Faced with the multiple reality of the information era, players in all countries are trying to draw attention to the risks involved, to study and offer alternatives, to live and promote complexity by refusing attempts to reduce everything to a monolithic vision of our future society.
With this publication, written by some thirty people from a variety of cultural origins, we have tried to reconstitute the complexity of the situation. There is no “one” information society: there are many forms of information society, all moving, emerging, changing. These societies, together with the words that describe them, are not there for us to digest and assimilate but to build, collectively, and cumulatively. Information and its technologies can not take the place of a common project. The project lies in what we do with the information, with the risks and potentialities that come with it.

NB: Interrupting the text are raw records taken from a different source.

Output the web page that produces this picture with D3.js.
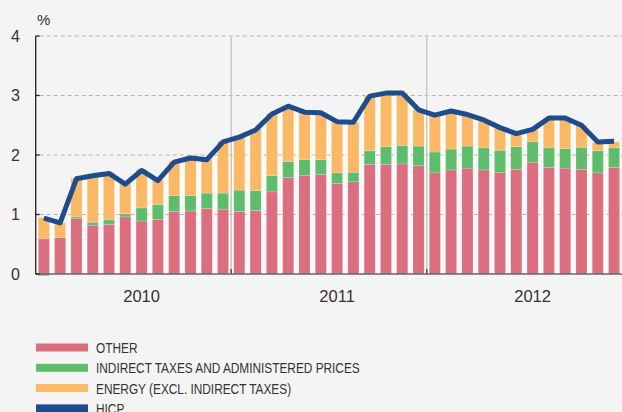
<!DOCTYPE html>
<html>
<head>
<meta charset="utf-8">
<script src="https://cdn.jsdelivr.net/npm/d3@7"></script>
<style>
  body { margin: 0; background: #f4f4f4; }
  svg { display: block; font-family: "Liberation Sans", Arial, sans-serif; }
  .legend text { font-family: "Liberation Sans Narrow", "Liberation Sans", Arial, sans-serif; font-size: 15px; fill: #333; }
</style>
</head>
<body>
<div id="chart"></div>
<script>
// monthly contributions, Jan 2010 - Dec 2012 (percentage points)
const years = ["2010", "2011", "2012"];
const months = d3.range(36);

const other = [
  0.59, 0.61, 0.93, 0.82, 0.83, 0.96, 0.89, 0.92, 1.05, 1.06, 1.10, 1.09,
  1.05, 1.07, 1.38, 1.62, 1.66, 1.67, 1.52, 1.55, 1.84, 1.84, 1.85, 1.82,
  1.70, 1.75, 1.78, 1.75, 1.71, 1.76, 1.88, 1.79, 1.78, 1.76, 1.70, 1.79
];
const indirect = [
  -0.03, 0.00, 0.03, 0.05, 0.08, 0.05, 0.22, 0.25, 0.27, 0.26, 0.26, 0.27,
  0.36, 0.33, 0.27, 0.27, 0.26, 0.25, 0.18, 0.16, 0.23, 0.30, 0.31, 0.33,
  0.35, 0.35, 0.37, 0.37, 0.37, 0.38, 0.34, 0.33, 0.33, 0.37, 0.37, 0.33
];
const energy = [
  0.36, 0.25, 0.65, 0.79, 0.79, 0.51, 0.65, 0.41, 0.58, 0.66, 0.57, 0.88,
  0.92, 1.04, 1.05, 0.93, 0.81, 0.79, 0.86, 0.84, 0.92, 0.90, 0.88, 0.62,
  0.62, 0.64, 0.53, 0.46, 0.38, 0.22, 0.21, 0.50, 0.51, 0.37, 0.14, 0.10
];
const hicp = [
  0.94, 0.86, 1.60, 1.65, 1.69, 1.51, 1.74, 1.57, 1.88, 1.95, 1.92, 2.22,
  2.30, 2.42, 2.69, 2.82, 2.72, 2.71, 2.56, 2.55, 2.99, 3.04, 3.04, 2.76,
  2.67, 2.74, 2.68, 2.59, 2.46, 2.36, 2.43, 2.62, 2.62, 2.50, 2.22, 2.23
];
const yTicks = [0, 1, 2, 3, 4];
const legendLabels = ["OTHER", "INDIRECT TAXES AND ADMINISTERED PRICES", "ENERGY (EXCL. INDIRECT TAXES)", "HICP"];
const colors = ["#dc6e80", "#5ebd6b", "#fdb863", "#1b4d90"];

const width = 622, height = 412;
const plotLeft = 35.7, plotRight = 622.2, plotTop = 36, plotBottom = 274;

const svg = d3.select("#chart").append("svg")
  .attr("width", width)
  .attr("height", height);

svg.append("rect").attr("width", width).attr("height", height).attr("fill", "#f4f4f4");

const x = d3.scaleBand()
  .domain(months)
  .range([plotLeft, plotRight])
  .paddingInner(0.32)
  .paddingOuter(0.16);

const y = d3.scaleLinear().domain([0, 4]).range([plotBottom, plotTop]);

// stack: positives upward, negatives downward
const series = [other, indirect, energy];
const segs = [];
months.forEach(m => {
  let pos = 0, neg = 0;
  series.forEach((s, k) => {
    const v = s[m];
    if (v >= 0) { segs.push({ m, k, y0: pos, y1: pos + v }); pos += v; }
    else { segs.push({ m, k, y0: neg + v, y1: neg }); neg += v; }
  });
});

const step = x.step();
const slotLeft = m => x(m) - (step - x.bandwidth()) / 2;
const barTop = m => other[m] + Math.max(indirect[m], 0) + energy[m];

// white columns behind bars (gaps look white)
svg.append("g").selectAll("rect")
  .data(months)
  .enter().append("rect")
  .attr("x", d => slotLeft(d))
  .attr("width", step)
  .attr("y", d => y(barTop(d)))
  .attr("height", d => plotBottom - y(barTop(d)))
  .attr("fill", "#fbfbfb");

// gridlines
svg.append("g").selectAll("line")
  .data(yTicks.slice(1))
  .enter().append("line")
  .attr("x1", plotLeft + 4).attr("x2", width)
  .attr("y1", d => y(d)).attr("y2", d => y(d))
  .attr("stroke", "#b4b4b4")
  .attr("stroke-width", 1)
  .attr("stroke-dasharray", "4,3");

// year separators
svg.append("g").selectAll("line")
  .data([12, 24])
  .enter().append("line")
  .attr("x1", d => slotLeft(d))
  .attr("x2", d => slotLeft(d))
  .attr("y1", plotTop).attr("y2", plotBottom)
  .attr("stroke", "#c6c6c6")
  .attr("stroke-width", 1.5);

// bars
svg.append("g").selectAll("rect")
  .data(segs)
  .enter().append("rect")
  .attr("x", d => x(d.m))
  .attr("width", x.bandwidth())
  .attr("y", d => y(d.y1))
  .attr("height", d => y(d.y0) - y(d.y1))
  .attr("fill", d => colors[d.k])
  .attr("stroke", "rgba(255,255,255,0.35)")
  .attr("stroke-width", 0.5);

// axes
svg.append("line")
  .attr("x1", plotLeft).attr("x2", width)
  .attr("y1", plotBottom).attr("y2", plotBottom)
  .attr("stroke", "#666").attr("stroke-width", 1.5);

svg.append("g").selectAll("line")
  .data([12, 24])
  .enter().append("line")
  .attr("x1", d => slotLeft(d))
  .attr("x2", d => slotLeft(d))
  .attr("y1", plotBottom - 5).attr("y2", plotBottom)
  .attr("stroke", "#555").attr("stroke-width", 1.5);

svg.append("line")
  .attr("x1", plotLeft).attr("x2", plotLeft)
  .attr("y1", plotTop).attr("y2", plotBottom)
  .attr("stroke", "#222").attr("stroke-width", 1.3);

svg.append("g").selectAll("line")
  .data(yTicks)
  .enter().append("line")
  .attr("x1", plotLeft).attr("x2", plotLeft + 4)
  .attr("y1", d => y(d)).attr("y2", d => y(d))
  .attr("stroke", "#222").attr("stroke-width", 1.3);

svg.append("g").selectAll("text")
  .data(yTicks)
  .enter().append("text")
  .attr("x", 20)
  .attr("y", d => y(d))
  .attr("dy", "0.36em")
  .attr("text-anchor", "end")
  .style("font-size", "16px")
  .style("fill", "#333")
  .text(d => d);

svg.append("text")
  .attr("x", 37).attr("y", 25)
  .style("font-size", "15px")
  .style("fill", "#333")
  .text("%");

// year labels centred on the July bar
svg.append("g").selectAll("text")
  .data(years)
  .enter().append("text")
  .attr("x", (d, i) => x(i * 12 + 6) + x.bandwidth() / 2)
  .attr("y", 302)
  .attr("text-anchor", "middle")
  .style("font-size", "16.5px")
  .style("fill", "#333")
  .text(d => d);

// HICP line
const line = d3.line()
  .x((d, i) => x(i) + x.bandwidth() / 2)
  .y(d => y(d));

svg.append("path")
  .datum(hicp)
  .attr("d", line)
  .attr("fill", "none")
  .attr("stroke", colors[3])
  .attr("stroke-width", 5)
  .attr("stroke-linejoin", "round");

// legend (condensed type: squeeze horizontally)
const legend = svg.append("g").attr("class", "legend");
legendLabels.forEach((label, i) => {
  const cy = 347.5 + i * 20.3;
  legend.append("rect")
    .attr("x", 36).attr("y", cy - 4)
    .attr("width", 52).attr("height", 8)
    .attr("fill", colors[i]);
  legend.append("text")
    .attr("transform", `translate(96,${cy + 5.5}) scale(0.79,1)`)
    .text(label);
});
</script>
</body>
</html>
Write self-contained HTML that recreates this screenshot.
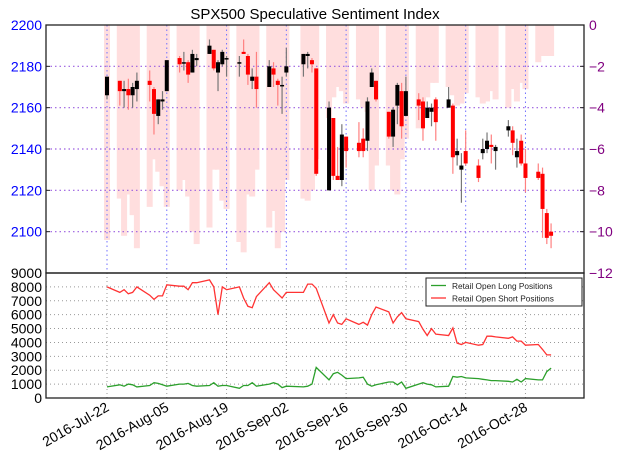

To allow self-expression and encourage creativity, to see knowledge circulate, to open up the wealth of knowledge to the poorest, to let cultures mix and mingle in the fullness of their diversity, to refuse religious regression nurtured by ignorance, to protect and promote freedoms, to free the use of words... to create a favourable environment for the development of the desire to communicate, and to be and to do all this together. So many tools are available to us, so that we can place information at the service of a movement for peace, for respect and solidarity, at the service of societies where knowledge is shared.